Under the terms of the Merger Agreement, Tempus’ members will receive 5.25 million shares of Tempus Holdings’ common
stock upon the closing of the Business Combination and may receive up to an additional 4.75 million shares upon Tempus Holdings’
achievement of certain financial milestones, subject to adjustments as defined in the Merger Agreement. The cash currently held
in Chart’s trust account will be used to fund any redemptions by Chart’s public stockholders and the payment of transaction
fees and expenses. The remaining cash in the trust account will be used by Tempus Holdings as working capital. Tempus’ senior
management team will continue in their same positions after the Business Combination. Shares and warrants of Tempus Holdings are
expected to list on the Nasdaq Capital Market under the symbols “TMPS” and “TMPSW”, respectively.
In connection
with the Business Combination, Mr. Joseph R. Wright, Cowen Investments LLC and Chart Acquisition Group, LLC (collectively, the
“Warrant Offerors”) intend to offer to purchase up to 3,746,150 of Chart’s warrants at a purchase price of $0.60
per warrant (the “Warrant Tender Offer”).
The Business
Combination is subject to the approval of Chart’s stockholders, as well as other closing conditions.
Cowen and
Company, LLC acted as financial advisor to Chart and Ellenoff Grossman & Schole LLP served as legal counsel to Chart. BB&T
Capital Markets acted as financial advisor to Tempus and Alston & Bird LLP served as legal counsel to Tempus.
Disclaimer
This communication
shall not constitute an offer to sell or the solicitation of an offer to buy any securities, nor shall there be any sale of securities
in any jurisdiction in which the offer, solicitation or sale would be unlawful prior to the registration or qualification under
the securities laws of any such jurisdiction. No offering of securities shall be made except by means of a prospectus meeting
the requirements of Section 10 of the Securities Act of 1933, as amended.
Additional
Information
Tempus Holdings
intends to file with the Securities and Exchange Commission (“SEC”) a Registration Statement on Form S-4, which will
include a preliminary proxy statement of Chart and a prospectus in connection with the Business Combination. Chart will mail a
definitive proxy statement and other relevant documents to its stockholders. Stockholders of Chart and other interested persons
are advised to read, when available, the preliminary proxy statement and any amendments thereto, the prospectus and the definitive
proxy statement in connection with Chart’s solicitation of proxies for the special meeting to be held to approve the Business
Combination, because these documents will contain important information about Chart, Tempus and the Business Combination. The
definitive proxy statement will be mailed to stockholders of Chart as of a record date to be established for voting on the Business
Combination. Stockholders will also be able to obtain copies of the Registration Statement and the proxy statement/prospectus,
without charge, once available, on the SEC’s website at www.sec.gov or by directing a request to Chart by contacting
its Secretary, Michael LaBarbera, c/o The Chart Group, L.P., 555 5th Avenue, 19th Floor, New York, New York 10017, at (212) 350-8200
or at mlab@chartgroup.com.
The Warrant
Tender Offer for the outstanding warrants of Chart has not yet commenced. This press release is not a recommendation, an offer
to purchase or a solicitation of an offer to sell warrants of Chart. At the time the Warrant Tender Offer is commenced, the Warrant
Offerors will file a tender offer statement on Schedule TO with the SEC for such tender offer, and Chart will file a solicitation/recommendation
statement on Schedule 14D-9 with respect to the Warrant Tender Offer. Chart warrant holders are strongly advised to carefully
read the tender offer statement (including the offer to purchase, the letter of transmittal and the related tender offer documents)

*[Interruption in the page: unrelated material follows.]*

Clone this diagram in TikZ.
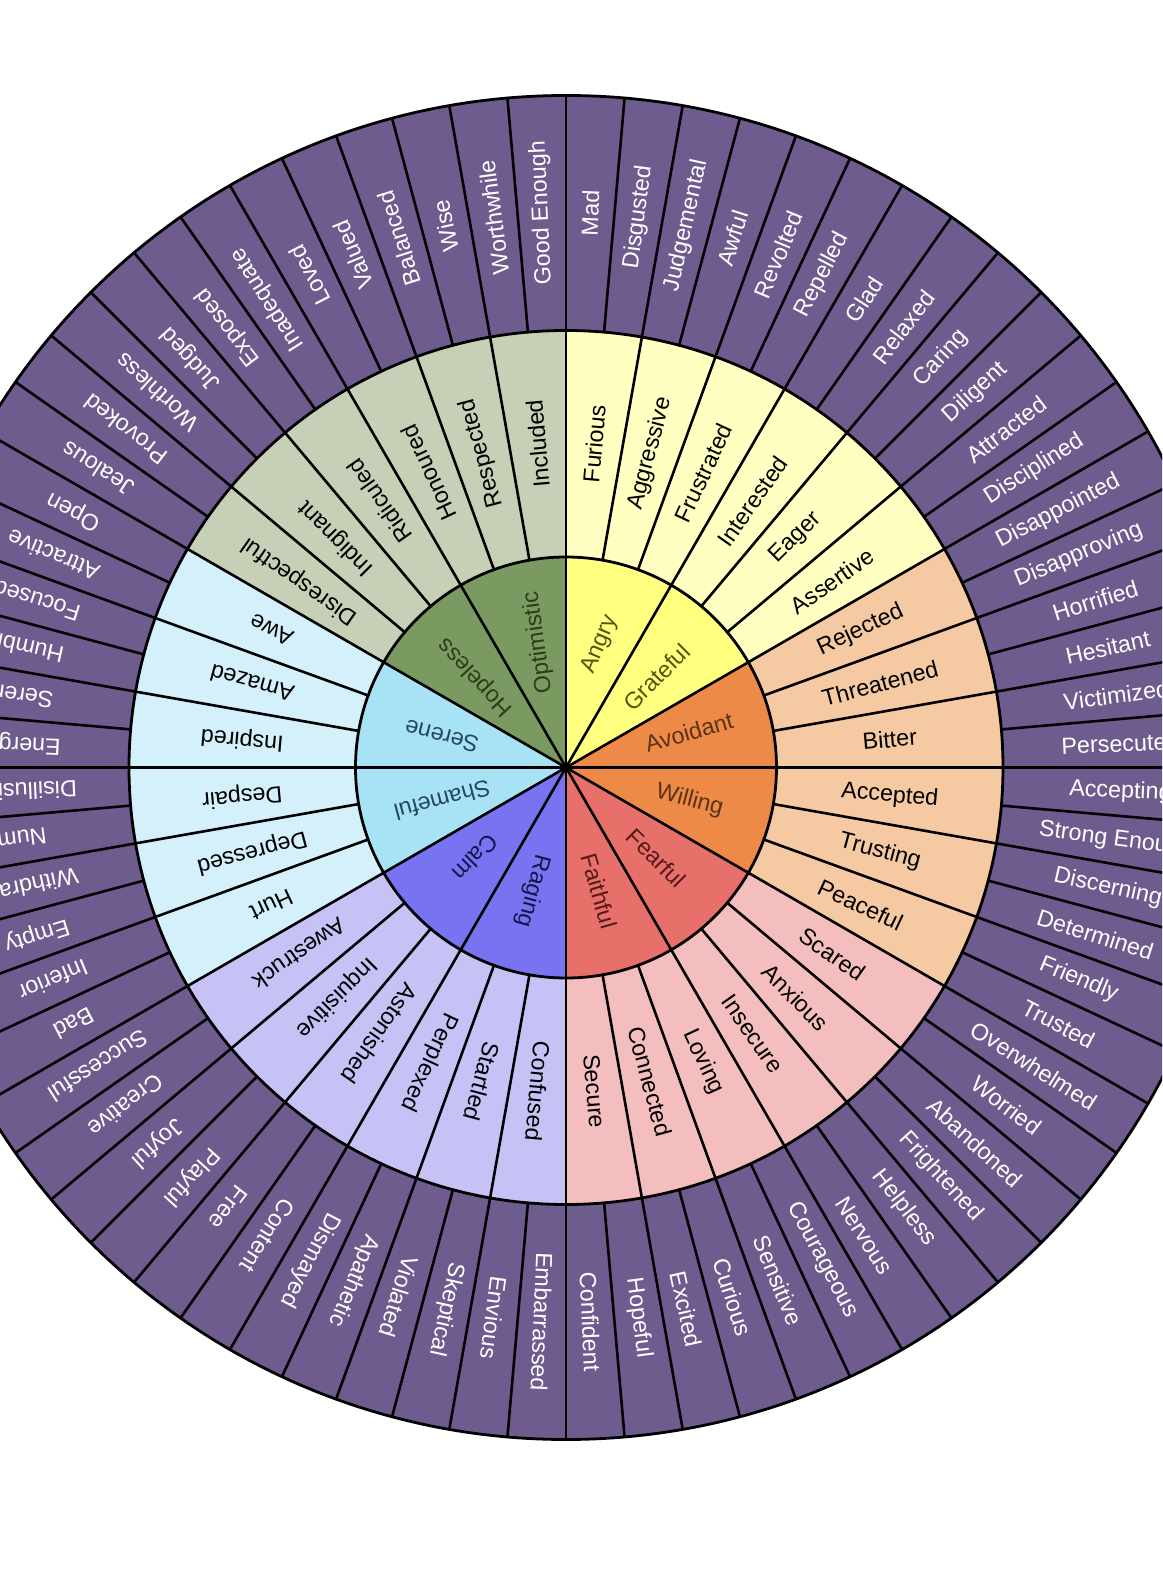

and the related solicitation/recommendation statement for the Warrant Tender Offer when it becomes available, because these documents
will contain important information, including the terms of, and conditions to, such tender offer. Such materials, when prepared
and ready for release, will be made available to Chart’s warrant holders at no expense to them. In addition, at such time,
Chart’s warrant holders will be able to obtain these documents for free from the SEC’s website at www.sec.gov.
Participants
in the Business Combination
Tempus Holdings,
Chart, and their respective directors and executive officers may be deemed to be participants in the solicitation of proxies from
the stockholders of Chart in connection with the Business Combination. Information regarding the officers and directors of Chart
is set forth in Chart’s proxy statement for its 2014 annual meeting of stockholders, which was filed with the SEC on November
5, 2014.
Additional
information regarding the interests of such potential participants will also be included in the Registration Statement on Form
S-4 (and will be included in the definitive proxy statement/prospectus for the Business Combination) and other relevant documents
filed with the SEC.
Forward-Looking
Statements
This written
communication contains forward-looking statements that involve risks and uncertainties concerning Chart’s proposed Business
Combination with Tempus and Tempus’ expected performance, as well as its strategic and operational plans. Actual events
or results may differ materially from those described in this written communication due to a number of risks and uncertainties.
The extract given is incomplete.